Трепетал он от ужаса, предвидя, что на реках Вавилонских, под пятою иноземного завоевателя, нам, лишённым свободы в своём собственном отечестве, подавленным исчадиями греха и заблуждений, в страшных ударах жизни нам суждено найти путь отрезвления и спасения.
Сбылись его самые тяжкие предчувствия и опасения. Но он менее всего виноват в том, что произошло, и что теперь губит Россию, и поэтому мог быть жертвою за гибнущий народ, - и притом жертвою, ушедшею к Богу с любовью к народу...

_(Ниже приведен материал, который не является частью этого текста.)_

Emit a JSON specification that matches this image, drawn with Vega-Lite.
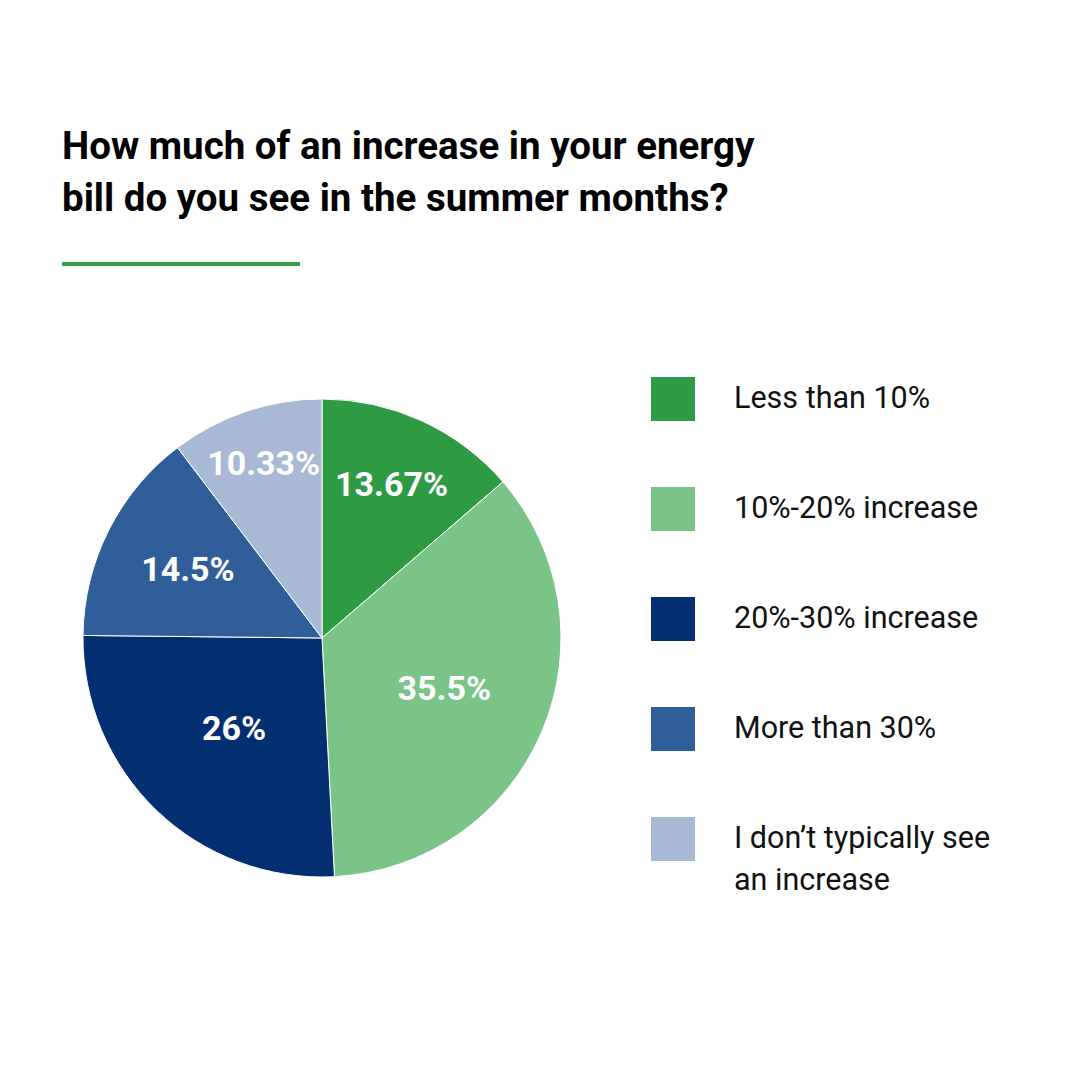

Завет почившего есть завет любви к родному народу, хотя бы и падшему, хотя бы отталкивающему от себя теперь в этом его зверином образе, в этой жадности, озлобленности, бесстыдстве и бессовестности, - в животном бесчувствии. Всё же путь спасения народа лежит не в ответной злобе на злобу, а в любви созидающей. Не сразу и солнце весною сгоняет с полей снег и с земли холод. Но как ни злится март, как ни холоден апрель, - придёт май, принесёт тепло, откроет путь к жаркому лету. Трудно верить во что-либо отрадное в жизни нашего народа впереди, - но верить надо, не верить нельзя, если только мы не перестали любить. И хотя мы теперь, после всех перемен власти этого минувшего года, при начавшемся издыхании социалистического господства и в виду анархии с её немалочисленными разветвлениями, которые тоже непременно станут у власти, можем в горести повторять слова Святейшего Ермогена, что «егда одна волна упадаше, другая налягаша», - мы всё-таки должны молиться и верить, что наступит время, когда мы все, всем народом, в покаянии и горести, будем, наконец, достойны услышать голос Того, Кто властен сказать буре: «Умолкни», и волнению: «Перестань»...
В это верил народолюбивым сердцем своим наш умученный митрополит Владимир, и эту веру с любовью к народу гибнущему он нам завещал.
Помолимся о упокоении души его в Боге, в Церкви святых и праведных, достигших совершенства. Аминь. (Евр. ХII, 22 - 24).